The parallelism is important. "According to his ways" and "according to his deeds" are not two different standards but a classic synonymous pair reinforcing strict retributive justice. The nouns derek and maʿălālîm denote settled patterns of conduct, not isolated acts, so the line speaks of judgment proportionate to entrenched covenant behavior. The final verb yāšîb, a Hiphil imperfect of shûb, "he will return," completes the legal image: what Jacob has done will be turned back upon him. Many English versions render this as "recompense" or "repay," rightly conveying the distributive force of the Hebrew. Thus the verse is not merely forecasting generic punishment; it is announcing that the LORD's controversy with his people will take the form of measured, covenantally appropriate retribution.
The clause is best taken as a compressed judgment formula: “When Ephraim spoke, there was trembling” or, more idiomatically, “as Ephraim made itself heard, it caused dread.” The Hebrew begins with כְּדַבֵּר (kedaḇber), the preposition כְּ attached to the infinitive construct of דָּבַר, followed by Ephraim and the noun רְתֵת (reṯeṯ, “trembling, terror”), yielding a terse temporal or modal sense. The sequence is not primarily about the content of Ephraim’s speech, but about the effect of Ephraim’s prominence: its utterance once carried such weight that others quailed. The image fits the recollection of the northern kingdom at its height, when Ephraim was the leading tribe and could dominate the rest of Israel.
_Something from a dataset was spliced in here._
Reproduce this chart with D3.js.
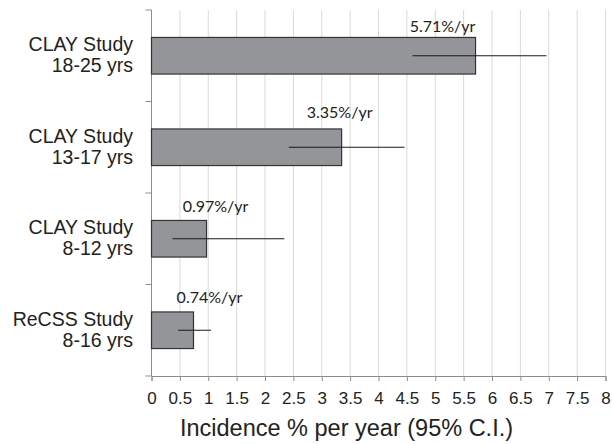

The next cola explain the irony. “He was exalted in Israel” translates נָשָׂא הוּא בְּיִשְׂרָאֵל (nāśāʾ hûʾ bĕyiśrāʾēl), the verb נָשָׂא in the Qal perfect meaning that Ephraim had been lifted up, honored, or borne aloft. Yet that exaltation was inseparable from covenant breach: “he became guilty in Baal” (וַיֶּאְשַׁם בַּבַּעַל), where the verb אָשַׁם (ʾāšam) denotes becoming liable to guilt or incurring culpability by apostasy. The final verb, “and he died” (וַיָּמֹת), is not a report of one man’s death but the prophetic announcement of national ruin. The movement is therefore from prominence to culpability to death, a grim theological reversal grounded in the idolatry named by Baal.
Accordingly, the verse does not say that divine speech merely terrified Ephraim, though that wider sense is not absent from the oracle as a whole. Rather, it recalls Ephraim’s former authority and then declares that the very people once preeminent in Israel were undone by Baal worship. The line’s brevity heightens its force: the tribe that once “lifted itself up” in Israel has, by covenant infidelity, passed under sentence of death.